Output exactly the lines from the first line of the records below through the line containing "([xshift=15.5pt,yshift=8pt]rel axis cs:1,1);", both included, leaving out any pictures.

Records from a data collection
## Start
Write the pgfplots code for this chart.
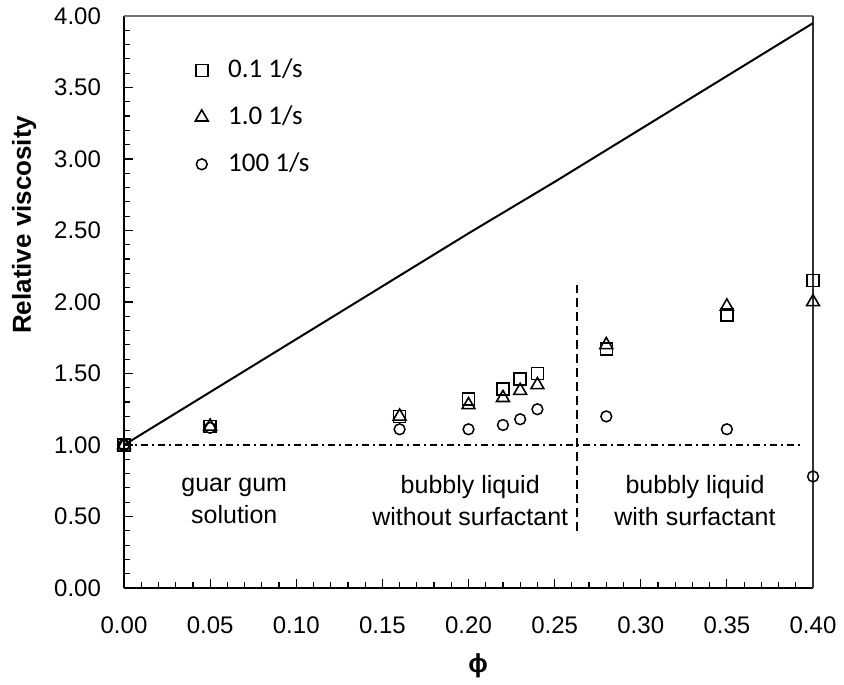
\documentclass[border=0pt]{standalone}
\usepackage{fontspec}
\setmainfont{Liberation Sans}
\newfontfamily\carlito{Carlito}
\usepackage{pgfplots}
\pgfplotsset{compat=1.18}
\begin{document}
\begin{tikzpicture}
\begin{axis}[
  scale only axis, width=344.5pt, height=286pt,
  xmin=0, xmax=0.4, ymin=0, ymax=4, enlargelimits=false, clip=false,
  axis lines=left, axis line style={-, line width=0.75pt, black},
  xtick={0,0.05,0.1,0.15,0.2,0.25,0.3,0.35,0.4},
  ytick={0,0.5,1,1.5,2,2.5,3,3.5,4},
  minor x tick num=4, minor y tick num=4,
  tick align=inside, major tick length=4.5pt, minor tick length=3pt,
  every tick/.style={black, line width=0.6pt},
  /pgf/number format/assume math mode=true,
  /pgf/number format/.cd, fixed, fixed zerofill, precision=2, /pgfplots/.cd,
  tick label style={font=\fontsize{12}{14}\selectfont},
  xticklabel style={yshift=-11pt},
  yticklabel style={xshift=-8pt},
  xlabel={\textbf{ϕ}},
  xlabel style={at={(axis description cs:0.514,0)}, anchor=center, yshift=-39pt, font=\fontsize{13}{15}\selectfont},
  ylabel={\textbf{Relative viscosity}},
  ylabel style={at={(axis description cs:-0.145,0.635)}, anchor=center, font=\fontsize{13}{15}\selectfont},
  legend style={at={(axis description cs:0.103,0.925)}, anchor=north west, draw=none, fill=none,
    inner sep=0pt, row sep=12.5pt, column sep=0pt,
    font=\carlito\fontsize{13.5}{15}\selectfont,
    nodes={inner sep=0pt, text height=9pt, text depth=2pt}},
  legend cell align=left,
  legend image code/.code={\draw[#1] plot coordinates {(3pt,0pt)}; \path (0pt,0pt) (16pt,0pt);},
]
% top and right border
\draw[black!55, line width=0.75pt] (rel axis cs:0,1) -- (rel axis cs:1,1);
\draw[black!80, line width=0.75pt] (rel axis cs:1,1) -- (rel axis cs:1,0);
% bounding box helpers
\coordinate (bbsw) at ([xshift=-62pt,yshift=-47pt]rel axis cs:0,0);
\coordinate (bbne) at ([xshift=15.5pt,yshift=8pt]rel axis cs:1,1);

\addplot[only marks, mark=square, mark size=3pt, mark options={line width=0.75pt, black}] coordinates {
(0,1.00) (0.05,1.13) (0.16,1.20) (0.20,1.32) (0.22,1.39) (0.23,1.46) (0.24,1.50) (0.28,1.67) (0.35,1.91) (0.40,2.15)};
\addlegendentry{0.1 1/s}
\addplot[only marks, mark=triangle, mark size=3.7pt, mark options={line width=0.8pt, black}] coordinates {
(0,1.00) (0.05,1.13) (0.16,1.20) (0.20,1.28) (0.22,1.33) (0.23,1.38) (0.24,1.42) (0.28,1.70) (0.35,1.97) (0.40,2.00)};
\addlegendentry{1.0 1/s}
\addplot[only marks, mark=o, mark size=2.7pt, mark options={line width=0.75pt, black}] coordinates {
(0,1.00) (0.05,1.12) (0.16,1.11) (0.20,1.11) (0.22,1.14) (0.23,1.18) (0.24,1.25) (0.28,1.20) (0.35,1.11) (0.40,0.78)};
\addlegendentry{100 1/s}

\addplot[black, line width=1pt, forget plot] coordinates {
(0,1.00) (0.05,1.37) (0.10,1.74) (0.15,2.11) (0.20,2.48) (0.25,2.84) (0.30,3.21) (0.35,3.58) (0.40,3.95)};
\addplot[black, line width=0.75pt, dash pattern=on 3.5pt off 2pt on 1pt off 2pt, forget plot] coordinates {(0,1) (0.394,1)};
\addplot[black, line width=1pt, dash pattern=on 4.5pt off 2.5pt, forget plot] coordinates {(0.2627,0.40) (0.2627,2.12)};

\node[align=center, font=\fontsize{12.5}{16}\selectfont] at (axis cs:0.064,0.61) {guar gum\\solution};
\node[align=center, font=\fontsize{12.5}{16}\selectfont] at (axis cs:0.201,0.61) {bubbly liquid\\without surfactant};
\node[align=center, font=\fontsize{12.5}{16}\selectfont] at (axis cs:0.3315,0.61) {bubbly liquid\\with surfactant};
\end{axis}
\path (bbsw) rectangle (bbne);
\end{tikzpicture}
\end{document}
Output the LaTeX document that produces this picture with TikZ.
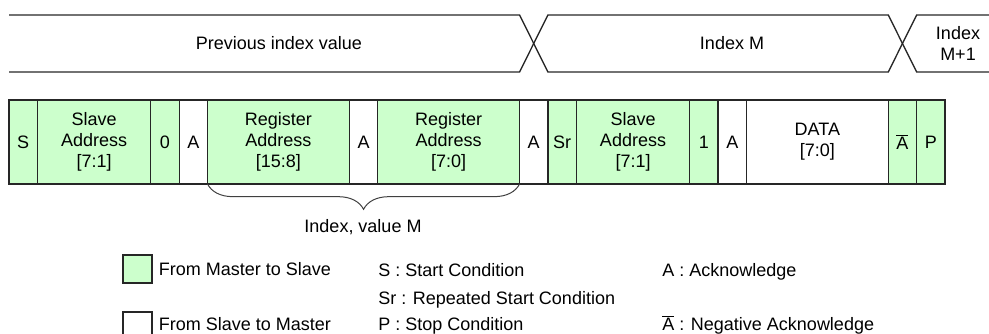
\documentclass[tikz,border=0pt]{standalone}
\usepackage{fontspec}
\setmainfont{Liberation Sans}
\usetikzlibrary{positioning}
\usetikzlibrary{decorations.pathreplacing}

\definecolor{masterfill}{HTML}{CCFFCC}

\begin{document}
\begin{tikzpicture}[x=0.75pt, y=-0.75pt,
                    font=\fontsize{13.5}{16}\selectfont,
                    field/.style={draw=black!85, line width=1pt, outer sep=0pt, inner sep=0pt,
                                  minimum height=63pt, align=center, anchor=west},
                    wide/.style={minimum width=#1*21.273pt},
                    mts/.style={field, fill=masterfill},
                    stm/.style={field, fill=white},
                    bus/.style={draw=black!85, line width=1pt},
                    idxbrace/.style={decorate, decoration={brace, mirror, amplitude=19pt},
                                     draw=black!75, line width=0.75pt},
                    keybox/.style={draw=black!85, line width=1pt, minimum width=21.75pt,
                                   minimum height=21pt, inner sep=0pt},
                    legtext/.style={anchor=base west, inner sep=0pt}]
    \useasboundingbox (0,0) rectangle (989,334);
    \clip (0,0) rectangle (989,334);

    % transfer fields
    \node[mts, wide=1] (start) at (9,142) {S};
    \node[mts, wide=4, right=0pt of start] (saddrw) {Slave\\Address\\{[7:1]}};
    \node[mts, wide=1, right=0pt of saddrw] (wbit) {0};
    \node[stm, wide=1, right=0pt of wbit] (acka) {A};
    \node[mts, wide=5, right=0pt of acka] (rahi) {Register\\Address\\{[15:8]}};
    \node[stm, wide=1, right=0pt of rahi] (ackb) {A};
    \node[mts, wide=5, right=0pt of ackb] (ralo) {Register\\Address\\{[7:0]}};
    \node[stm, wide=1, right=0pt of ralo] (ackc) {A};
    \node[mts, wide=1, right=0pt of ackc] (rstart) {Sr};
    \node[mts, wide=4, right=0pt of rstart] (saddrr) {Slave\\Address\\{[7:1]}};
    \node[mts, wide=1, right=0pt of saddrr] (rbit) {1};
    \node[stm, wide=1, right=0pt of rbit] (ackd) {A};
    \node[stm, wide=5, right=0pt of ackd] (data) {DATA\\{[7:0]}};
    \node[mts, wide=1, right=0pt of data] (nack) {$\overline{\hbox{A}}$};
    \node[mts, wide=1, right=0pt of nack] (stop) {P};

    % index bus
    \draw[bus] (9,15) -- (ralo.east |- 0,15) -- (ackc.east |- 0,72)
        -- (data.east |- 0,72) -- (nack.east |- 0,15) -- (989,15);
    \draw[bus] (9,72) -- (ralo.east |- 0,72) -- (ackc.east |- 0,15)
        -- (data.east |- 0,15) -- (nack.east |- 0,72) -- (989,72);
    \node (prevval) at (279,43.5) {Previous index value};
    \node (idxm) at (732,43.5) {Index M};
    \node[align=center] (idxnext) at (958,43.5) {Index\\M+1};

    \draw[idxbrace] (rahi.south west) -- (ralo.south east);
    \node (idxlabel) at (363,227) {Index, value M};

    % legend
    \node[keybox, fill=masterfill] (keyms) at (137.5,269) {};
    \node[legtext, anchor=west, right=4.5pt of keyms] (txtms) {From Master to Slave};
    \node[keybox, fill=white] (keysm) at (137.5,326) {};
    \node[legtext, anchor=west, right=4.5pt of keysm, yshift=1.5pt] (txtsm) {From Slave to Master};
    \node[legtext] (defs) at (378,276.5) {S : Start Condition};
    \node[legtext] (defsr) at (378,304.5) {Sr : Repeated Start Condition};
    \node[legtext] (defp) at (378,330.5) {P : Stop Condition};
    \node[legtext] (defa) at (662,276.5) {A : Acknowledge};
    \node[legtext] (defna) at (662,330.5) {$\overline{\hbox{A}}$ : Negative Acknowledge};
\end{tikzpicture}
\end{document}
## End
Result
Write the pgfplots code for this chart.
\documentclass[border=0pt]{standalone}
\usepackage{fontspec}
\setmainfont{Liberation Sans}
\newfontfamily\carlito{Carlito}
\usepackage{pgfplots}
\pgfplotsset{compat=1.18}
\begin{document}
\begin{tikzpicture}
\begin{axis}[
  scale only axis, width=344.5pt, height=286pt,
  xmin=0, xmax=0.4, ymin=0, ymax=4, enlargelimits=false, clip=false,
  axis lines=left, axis line style={-, line width=0.75pt, black},
  xtick={0,0.05,0.1,0.15,0.2,0.25,0.3,0.35,0.4},
  ytick={0,0.5,1,1.5,2,2.5,3,3.5,4},
  minor x tick num=4, minor y tick num=4,
  tick align=inside, major tick length=4.5pt, minor tick length=3pt,
  every tick/.style={black, line width=0.6pt},
  /pgf/number format/assume math mode=true,
  /pgf/number format/.cd, fixed, fixed zerofill, precision=2, /pgfplots/.cd,
  tick label style={font=\fontsize{12}{14}\selectfont},
  xticklabel style={yshift=-11pt},
  yticklabel style={xshift=-8pt},
  xlabel={\textbf{ϕ}},
  xlabel style={at={(axis description cs:0.514,0)}, anchor=center, yshift=-39pt, font=\fontsize{13}{15}\selectfont},
  ylabel={\textbf{Relative viscosity}},
  ylabel style={at={(axis description cs:-0.145,0.635)}, anchor=center, font=\fontsize{13}{15}\selectfont},
  legend style={at={(axis description cs:0.103,0.925)}, anchor=north west, draw=none, fill=none,
    inner sep=0pt, row sep=12.5pt, column sep=0pt,
    font=\carlito\fontsize{13.5}{15}\selectfont,
    nodes={inner sep=0pt, text height=9pt, text depth=2pt}},
  legend cell align=left,
  legend image code/.code={\draw[#1] plot coordinates {(3pt,0pt)}; \path (0pt,0pt) (16pt,0pt);},
]
% top and right border
\draw[black!55, line width=0.75pt] (rel axis cs:0,1) -- (rel axis cs:1,1);
\draw[black!80, line width=0.75pt] (rel axis cs:1,1) -- (rel axis cs:1,0);
% bounding box helpers
\coordinate (bbsw) at ([xshift=-62pt,yshift=-47pt]rel axis cs:0,0);
\coordinate (bbne) at ([xshift=15.5pt,yshift=8pt]rel axis cs:1,1);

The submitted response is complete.